The next thing to do is to write a job script for the test calculation, we call it $HOME/bigdft-test/NOGPU/FeHyb.run:

#!/bin/bash

#SBATCH --account=<myaccount>
#SBATCH --job-name=FeHyb-NOGPU
#SBATCH --ntasks=2
#SBATCH --cpus-per-task=10
#SBATCH --mem-per-cpu=1G
#SBATCH --time=00:10:00

# Need to provide a compatible MPI library on the host for launching the calculation
module load OpenMPI/4.0.3-GCC-9.3.0

# Run the bigdft command inside the bigdft-cuda.sif container
# We assume we are already in the folder containing the input.yaml
# file and we bind the current directory into the container
mpirun --bind-to none singularity exec --bind $PWD $HOME/containers/bigdft-cuda.sif bigdft

exit 0

The --bind-to none option is necessary to avoid all OpenMP threads landing on the same CPU core. Now set <myaccount> to something appropriate and launch the job

[SAGA]$ sbatch FeHyb.run

It should not take more than a minute to finish. After completion, the Slurm output file should contain the following line (in addition to the usual Slurm statistics output):

 <BigDFT> log of the run will be written in logfile: ./log.yaml

To check that the calculation succeeded, we can inspect the log.yaml output file, or we can run a test script provided by the container. First start an interactive shell inside the container (you should run this command in the job directory containing the log.yaml file so that we find it when we bind to the current directory):

[SAGA]$ singularity shell --bind $PWD $HOME/containers/bigdft-cuda.sif

Now you have stepped into the container and your shell prompt should have changed from $ to Singularity>. Now run the command:

Singularity> python /usr/local/bigdft/lib/python2.7/site-packages/fldiff_yaml.py -d log.yaml -r /docker/FeHyb/NOGPU/log.ref.yaml -t /docker/FeHyb/NOGPU/tols-BigDFT.yaml

which hopefully reports success, something like this:

---
Maximum discrepancy: 2.4000000000052625e-09
Maximum tolerance applied: 1.1e-07
Platform: c1-33
Seconds needed for the test: 11.92
Test succeeded: True
Remarks: !!map
  Report: {Document: 0, Elapsed Time (s): 11.923177122, Failed_checks: 0, Max_Diff: 2.4000000000052625e-09,
    Memory_leaks (B): 0, Missed_items: 0}

To exit the container, type exit or press Ctrl-D.

CUDA version

We will now run the same example using the CUDA version of BigDFT. We again copy the bundled input files from within the container, this time the GPU directory (see example above for explanation of the commands):

[SAGA]$ singularity exec --bind $HOME/bigdft-test:/work-dir $HOME/containers/bigdft-cuda.sif /bin/bash -c "cp -r /docker/FeHyb/GPU /work-dir"
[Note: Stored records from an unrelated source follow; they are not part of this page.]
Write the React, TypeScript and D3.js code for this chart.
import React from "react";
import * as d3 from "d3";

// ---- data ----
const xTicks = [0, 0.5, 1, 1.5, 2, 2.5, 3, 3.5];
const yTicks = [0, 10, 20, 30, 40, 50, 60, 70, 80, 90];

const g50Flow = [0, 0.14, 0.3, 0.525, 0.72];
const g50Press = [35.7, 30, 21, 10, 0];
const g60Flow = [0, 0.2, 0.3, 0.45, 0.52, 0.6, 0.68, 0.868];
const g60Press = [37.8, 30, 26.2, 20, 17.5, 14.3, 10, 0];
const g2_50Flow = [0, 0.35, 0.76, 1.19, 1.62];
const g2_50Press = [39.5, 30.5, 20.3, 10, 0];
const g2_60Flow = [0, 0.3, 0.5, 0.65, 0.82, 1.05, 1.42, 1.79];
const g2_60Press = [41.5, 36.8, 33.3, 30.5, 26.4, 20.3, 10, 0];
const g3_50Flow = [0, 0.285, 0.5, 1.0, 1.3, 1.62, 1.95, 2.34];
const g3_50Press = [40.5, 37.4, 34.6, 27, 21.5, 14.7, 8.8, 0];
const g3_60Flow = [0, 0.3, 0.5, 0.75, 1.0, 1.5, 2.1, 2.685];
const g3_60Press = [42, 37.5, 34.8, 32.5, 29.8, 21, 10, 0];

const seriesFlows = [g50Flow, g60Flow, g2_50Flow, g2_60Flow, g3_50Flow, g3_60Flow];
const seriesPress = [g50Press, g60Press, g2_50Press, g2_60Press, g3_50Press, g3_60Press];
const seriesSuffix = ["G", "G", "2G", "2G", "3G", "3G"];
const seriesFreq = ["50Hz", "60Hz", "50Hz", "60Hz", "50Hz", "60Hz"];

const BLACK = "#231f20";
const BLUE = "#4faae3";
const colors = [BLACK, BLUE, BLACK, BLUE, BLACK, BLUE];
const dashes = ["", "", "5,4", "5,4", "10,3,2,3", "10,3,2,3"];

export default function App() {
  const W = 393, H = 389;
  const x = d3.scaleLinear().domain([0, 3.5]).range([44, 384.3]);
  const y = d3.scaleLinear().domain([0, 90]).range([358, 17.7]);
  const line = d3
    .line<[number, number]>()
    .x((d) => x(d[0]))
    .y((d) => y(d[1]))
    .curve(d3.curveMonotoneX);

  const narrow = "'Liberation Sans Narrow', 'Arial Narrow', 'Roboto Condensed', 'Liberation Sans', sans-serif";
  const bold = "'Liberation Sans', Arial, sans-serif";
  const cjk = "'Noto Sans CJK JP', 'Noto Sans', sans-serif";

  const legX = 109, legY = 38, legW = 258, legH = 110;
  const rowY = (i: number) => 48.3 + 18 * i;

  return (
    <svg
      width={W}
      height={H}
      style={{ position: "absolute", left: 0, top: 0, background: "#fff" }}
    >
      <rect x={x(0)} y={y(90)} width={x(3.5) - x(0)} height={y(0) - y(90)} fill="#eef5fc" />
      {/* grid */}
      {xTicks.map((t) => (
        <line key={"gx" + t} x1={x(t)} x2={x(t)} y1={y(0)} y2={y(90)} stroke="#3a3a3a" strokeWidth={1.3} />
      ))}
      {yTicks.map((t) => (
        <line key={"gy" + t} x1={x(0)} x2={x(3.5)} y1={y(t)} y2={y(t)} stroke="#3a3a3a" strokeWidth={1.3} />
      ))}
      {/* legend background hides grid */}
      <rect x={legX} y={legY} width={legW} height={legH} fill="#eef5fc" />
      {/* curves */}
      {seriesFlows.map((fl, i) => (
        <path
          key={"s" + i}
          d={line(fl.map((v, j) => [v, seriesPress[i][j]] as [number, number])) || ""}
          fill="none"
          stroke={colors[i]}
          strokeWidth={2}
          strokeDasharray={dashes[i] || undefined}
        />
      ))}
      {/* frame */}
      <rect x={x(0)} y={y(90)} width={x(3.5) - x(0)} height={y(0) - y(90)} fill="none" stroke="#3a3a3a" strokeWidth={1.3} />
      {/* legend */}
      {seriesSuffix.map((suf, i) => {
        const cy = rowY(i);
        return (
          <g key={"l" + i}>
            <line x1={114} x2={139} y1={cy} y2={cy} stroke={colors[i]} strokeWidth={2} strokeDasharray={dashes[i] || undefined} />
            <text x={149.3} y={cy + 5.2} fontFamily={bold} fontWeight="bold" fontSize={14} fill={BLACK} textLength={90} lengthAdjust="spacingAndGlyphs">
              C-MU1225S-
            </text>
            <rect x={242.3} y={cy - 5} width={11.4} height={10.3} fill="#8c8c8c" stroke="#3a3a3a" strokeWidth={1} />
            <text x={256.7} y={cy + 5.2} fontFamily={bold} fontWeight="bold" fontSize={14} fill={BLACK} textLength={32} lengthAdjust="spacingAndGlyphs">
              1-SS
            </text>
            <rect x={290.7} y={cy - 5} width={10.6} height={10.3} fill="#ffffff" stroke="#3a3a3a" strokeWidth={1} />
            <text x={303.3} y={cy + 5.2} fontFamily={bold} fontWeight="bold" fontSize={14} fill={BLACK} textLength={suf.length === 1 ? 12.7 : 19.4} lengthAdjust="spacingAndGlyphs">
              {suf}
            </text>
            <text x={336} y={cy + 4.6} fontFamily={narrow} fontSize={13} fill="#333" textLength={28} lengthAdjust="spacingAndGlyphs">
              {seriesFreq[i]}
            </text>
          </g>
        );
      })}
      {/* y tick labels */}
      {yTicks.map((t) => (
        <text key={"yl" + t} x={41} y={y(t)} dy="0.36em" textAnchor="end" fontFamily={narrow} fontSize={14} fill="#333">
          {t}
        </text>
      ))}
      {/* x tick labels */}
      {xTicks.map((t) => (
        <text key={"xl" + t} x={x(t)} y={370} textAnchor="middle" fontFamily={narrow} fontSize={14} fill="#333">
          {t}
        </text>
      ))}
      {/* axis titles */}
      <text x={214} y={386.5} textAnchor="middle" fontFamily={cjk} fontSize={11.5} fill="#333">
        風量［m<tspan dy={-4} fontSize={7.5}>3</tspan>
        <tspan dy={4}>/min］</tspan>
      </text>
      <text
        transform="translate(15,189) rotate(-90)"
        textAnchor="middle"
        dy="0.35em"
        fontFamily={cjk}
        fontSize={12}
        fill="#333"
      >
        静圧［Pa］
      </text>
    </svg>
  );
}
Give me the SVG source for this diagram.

which should contain the following files:

[SAGA]$ ls $HOME/bigdft-test/GPU
input.yaml  posinp.xyz  psppar.Fe

In order to run this example correctly we need to ask for GPU resources in the job script, here we call it $HOME/bigdft-test/GPU/FeHyb.run. We request a single CPU core (--ntasks=1) with an associated GPU accelerator (--gpus=1). Also remember to use the accel partition:

#!/bin/bash

#SBATCH --account=<myaccount>
#SBATCH --job-name=FeHyb-GPU
#SBATCH --ntasks=1
#SBATCH --mem-per-cpu=10G
#SBATCH --gpus=1
#SBATCH --partition=accel
#SBATCH --time=00:10:00

# Run the bigdft command inside the bigdft-cuda.sif container
# We assume we are already in the folder containing the input.yaml
# file and we bind the current directory into the container
singularity exec --nv --bind $PWD $HOME/containers/bigdft-cuda.sif bigdft

exit 0

With BigDFT, the CUDA request is handled through the input file, so we run the same bigdft executable as before. There is an extra --nv option for the singularity exec command though, which will make the container aware of the available NVIDIA hardware. Set <myaccount> to something appropriate and launch the job

[SAGA]$ sbatch FeHyb.run

We can again check that the calculation completed successfully by shell-ing into the container and running the diff script (note that we still compare against the NOGPU reference as there is no specific GPU reference available in the container):

[SAGA]$ singularity shell --bind $PWD $HOME/containers/bigdft-cuda.sif
Singularity> python /usr/local/bigdft/lib/python2.7/site-packages/fldiff_yaml.py -d log.yaml -r /docker/FeHyb/NOGPU/log.ref.yaml -t /docker/FeHyb/NOGPU/tols-BigDFT.yaml
---
Maximum discrepancy: 2.4000000000052625e-09
Maximum tolerance applied: 1.1e-07
Platform: c7-6
Seconds needed for the test: 11.85
Test succeeded: True
Remarks: !!map
  Report: {Document: 0, Elapsed Time (s): 11.84816281, Failed_checks: 0, Max_Diff: 2.4000000000052625e-09,
    Memory_leaks (B): 0, Missed_items: 0}

As we can see from the timings, this small test case run more or less equally fast (11-12 sec) on a single GPU as on 2x10 CPU cores. For comparison, the same example takes about 90 sec to complete on a single CPU core.